28 Şubat mağdurlarının atanması konusunda kolaylık sağlanmasını isteyen Erdoğan, "AK Parti iktidara geldiği zaman mağduriyetimiz bitecek diye hepimiz çok sevindik. Birçok mağduriyetler giderildi, okuma hakkımız geri verildi ama bugün atama konusunda kolaylık sağlanmasını istiyoruz" diye konuştu.
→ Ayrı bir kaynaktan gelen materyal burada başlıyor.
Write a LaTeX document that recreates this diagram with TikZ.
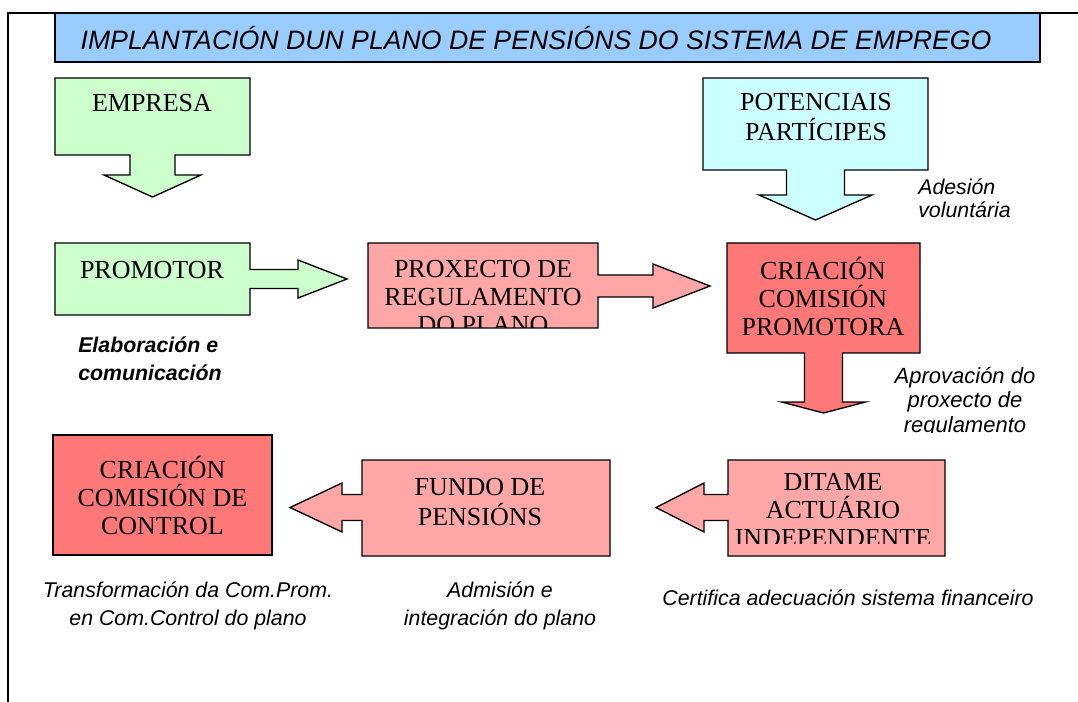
\documentclass[tikz,border=0pt]{standalone}
\usepackage{fontspec}
\setmainfont{Liberation Serif}
\newfontfamily\arialfont{Liberation Sans}
\usetikzlibrary{positioning}
\definecolor{titleblue}{RGB}{153,204,255}
\definecolor{lightgreen}{RGB}{204,255,204}
\definecolor{lightcyan}{RGB}{204,255,255}
\definecolor{lightred}{RGB}{255,166,166}
\definecolor{darkred}{RGB}{255,120,120}
\tikzset{
  boxtext/.style={font=\fontsize{19.5}{21}\selectfont, align=center, inner sep=0pt},
  notetext/.style={font=\arialfont\itshape\fontsize{16}{21}\selectfont, align=center, inner sep=0pt},
}
\newcommand{\drawdowncallout}[8]{
  \begin{scope}[shift={#1}]
  \draw[black,line width=1pt,fill=#8] (0,0) -- (#2,0) -- (#2,#3) -- ({#2/2+#4},#3) -- ++(0,#6)
    -- ({#2/2+#5},{#3+#6}) -- ({#2/2},{#3+#6+#7}) -- ({#2/2-#5},{#3+#6}) -- ({#2/2-#4},{#3+#6})
    -- ({#2/2-#4},#3) -- (0,#3) -- cycle;
  \end{scope}
}
\newcommand{\drawrightcallout}[9]{
  \begin{scope}[shift={#1}]
  \draw[black,line width=1pt,fill=#9] (0,0) -- (#2,0) -- (#2,{#4-#5}) -- ({#2+#7},{#4-#5})
    -- ({#2+#7},{#4-#6}) -- ({#2+#7+#8},#4) -- ({#2+#7},{#4+#6}) -- ({#2+#7},{#4+#5})
    -- (#2,{#4+#5}) -- (#2,#3) -- (0,#3) -- cycle;
  \end{scope}
}
\newcommand{\drawleftcallout}[9]{
  \begin{scope}[shift={#1}]
  \draw[black,line width=1pt,fill=#9] (0,0) -- (#2,0) -- (#2,#3) -- (0,#3) -- (0,{#4+#5})
    -- ({-#7},{#4+#5}) -- ({-#7},{#4+#6}) -- ({-#7-#8},#4) -- ({-#7},{#4-#6})
    -- ({-#7},{#4-#5}) -- (0,{#4-#5}) -- cycle;
  \end{scope}
}

\begin{document}
\begin{tikzpicture}[x=0.75pt,y=-0.75pt]
      \useasboundingbox (0,0) rectangle (1078,702);
      \draw[line width=1.2pt] (8,702) -- (8,13) -- (1078,13);
      \node[draw,line width=1pt,fill=titleblue,minimum width=738.75pt,minimum height=36.75pt,inner sep=0pt] (titlebox) at (547.5,37.5) {};
      \node[font=\arialfont\itshape\fontsize{20}{22}\selectfont,inner sep=0pt] (title) at (536,38) {IMPLANTACIÓN DUN PLANO DE PENSIÓNS DO SISTEMA DE EMPREGO};
      % top row
      \drawdowncallout{(55,78)}{195}{77}{22.5}{48.5}{20}{22}{lightgreen};
      \node[boxtext] (empresa) at (152,103) {EMPRESA};
      \drawdowncallout{(703,78)}{225}{92}{29}{56.5}{25}{25}{lightcyan};
      \node[boxtext,font=\fontsize{19.5}{23}\selectfont] (particip) at (816,117) {POTENCIAIS\\PARTÍCIPES};
      \node[notetext,align=left,anchor=west,font=\arialfont\itshape\fontsize{16}{17.5}\selectfont] (adesion) at (918,198) {Adesión\\voluntária};
      % middle row
      \drawrightcallout{(55,243)}{195}{72}{36}{9.5}{19}{48}{49}{lightgreen};
      \node[boxtext] (promotor) at (152,270) {PROMOTOR};
      \node[notetext,align=left,anchor=west,font=\arialfont\bfseries\itshape\fontsize{16}{21}\selectfont] (elab) at (78,359) {Elaboración e\\comunicación};
      \drawrightcallout{(368,243)}{230}{85}{43}{11}{22}{55}{57}{lightred};
      \begin{scope}
      \clip (368,243) rectangle (598,328);
      \node[boxtext] (proxecto) at (483,297) {PROXECTO DE\\REGULAMENTO\\DO PLANO};
      \end{scope}
      \drawdowncallout{(727,243)}{193}{110}{19}{42}{49}{11}{darkred};
      \node[boxtext] (comprom) at (823,296) {CRIACIÓN\\COMISIÓN\\PROMOTORA};
      \begin{scope}
      \clip (880,360) rectangle (1060,432);
      \node[notetext,font=\arialfont\itshape\fontsize{16.5}{18.5}\selectfont] (aprov) at (965,402) {Aprovación do\\proxecto de\\regulamento};
      \end{scope}
      % bottom row
      \node[draw,line width=1pt,fill=darkred,minimum width=164.25pt,minimum height=90pt,boxtext,inner sep=0pt] (comcontrol) at (162.5,495) {CRIACIÓN\\COMISIÓN DE\\CONTROL};
      \drawleftcallout{(362,460)}{248}{96}{47.5}{13}{24.5}{20}{52}{lightred};
      \node[boxtext,font=\fontsize{19.5}{23}\selectfont] (fundo) at (480,502) {FUNDO DE\\PENSIÓNS};
      \drawleftcallout{(728,460)}{217}{96}{47.5}{13}{24.5}{24}{48}{lightred};
      \begin{scope}
      \clip (728,460) rectangle (945,543);
      \node[boxtext] (ditame) at (833,510) {DITAME\\ACTUÁRIO\\INDEPENDENTE};
      \end{scope}
      \node[notetext] (transf) at (188,606) {Transformación da Com.Prom.\\en Com.Control do plano};
      \node[notetext] (admision) at (500,606) {Admisión e\\integración do plano};
      \node[notetext] (certif) at (848,598) {Certifica adecuación sistema financeiro};
\end{tikzpicture}
\end{document}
Erdoğan, 28 Şubat süreci nedeniyle 15-16 yılının çalındığını, mağdur olduğunu belirterek "Ekonomik anlamda rahat olmam gerekirken çok sıkıntı çektim. İnsanlara muhtaç yaşadım. Bu hakkımızın iade edilmesini istiyorum. O gün sınıflarda suçlu gibi bize 'çıkın' dediler. Sanki biz kötü bir şey yapmışız gibi kovulduk. İade-i itibar istiyoruz" ifadelerini kullandı.